Despite her meagre wages and the high cost of living, Zahida owns a nice TV that the whole family watches – with no money or time for hobbies or outings, TV is the one distraction they have.

“The TV is an important asset for our family, it is the only entertainment my children have.” Zahida sighs. “When my husband was better we would go out on picnics and to visit relatives but now I can’t take the children mainly because I am so tired after coming home.

“I thank God that my husband had the sense to put a roof over our heads, I look at other people always searching for a house,” Zahida said. “My own sisters used to live in Lyari in rented homes. When things became bad there they tried to move out but they could not find anything they could afford. And they had to live in Lyari despite all the violence and police and (para-military) operations there.”

“Of course, I can’t afford expensive things but we need a TV and a fridge.” Zahida explains. “I got the TV from one of the houses I work in. I am paying for it every month. Now I am thinking of getting a second-hand air conditioner – Karachi’s heat is becoming unbearable.”

Electricity bills are not an issue for Zahida. Like with much of Karachi’s working poor, Zahida’s home is hooked up to an illegal connection that siphons electricity from the grid. Electricity theft, like water theft, is a common problem in Karachi as many new settlements and slums get illegal connections by hooking into municipal supplies placing a burden on resources and leaving tens of thousands with no access at all. For the wealthy, they simply purchase from shady middlemen who themselves are tapping into those same supplies but the transaction has the veneer of legitimacy.

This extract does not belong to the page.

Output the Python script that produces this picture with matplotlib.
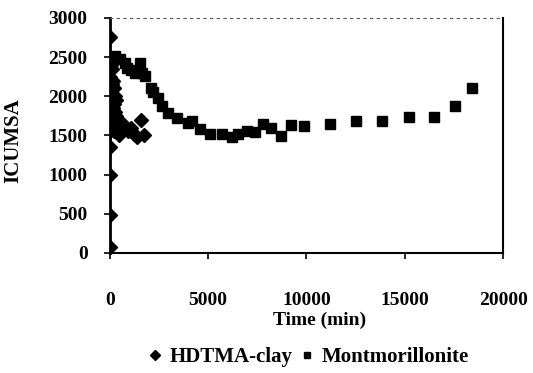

Arif Hasan says despite Karachi’s chronic water shortages and the ongoing issue of theft, Karachi has enough water for its needs. “Karachi’s water issues, to a great extent, are management issues.” He says almost 40% of the water supply is lost because of leaks in the main pipelines. He goes on to say the water management authority, Karachi Water & Sewage Board (KWSB), has severe revenue problems stemming from people simply refusing to pay their bills. It leaves the water authority with little ability to make changes.

Zahida isn’t much bothered about the legality of her connections though. What concerns her more is her children’s future. She says if the boys get a decent basic education and her girls get married, then she will be satisfied she has done her job. But given her precarious situation and the constant struggle her family faces, she’s not so sure it will all work out.

“Who will marry my daughters if I can’t give them a dowry? Everyone knows my husband is incapable of earning and I spend many sleepless nights worrying over this.

“Samira is 16 – if she was in the village should would have already been married. Soon she will be too old to marry – no one will marry her. What will she do?”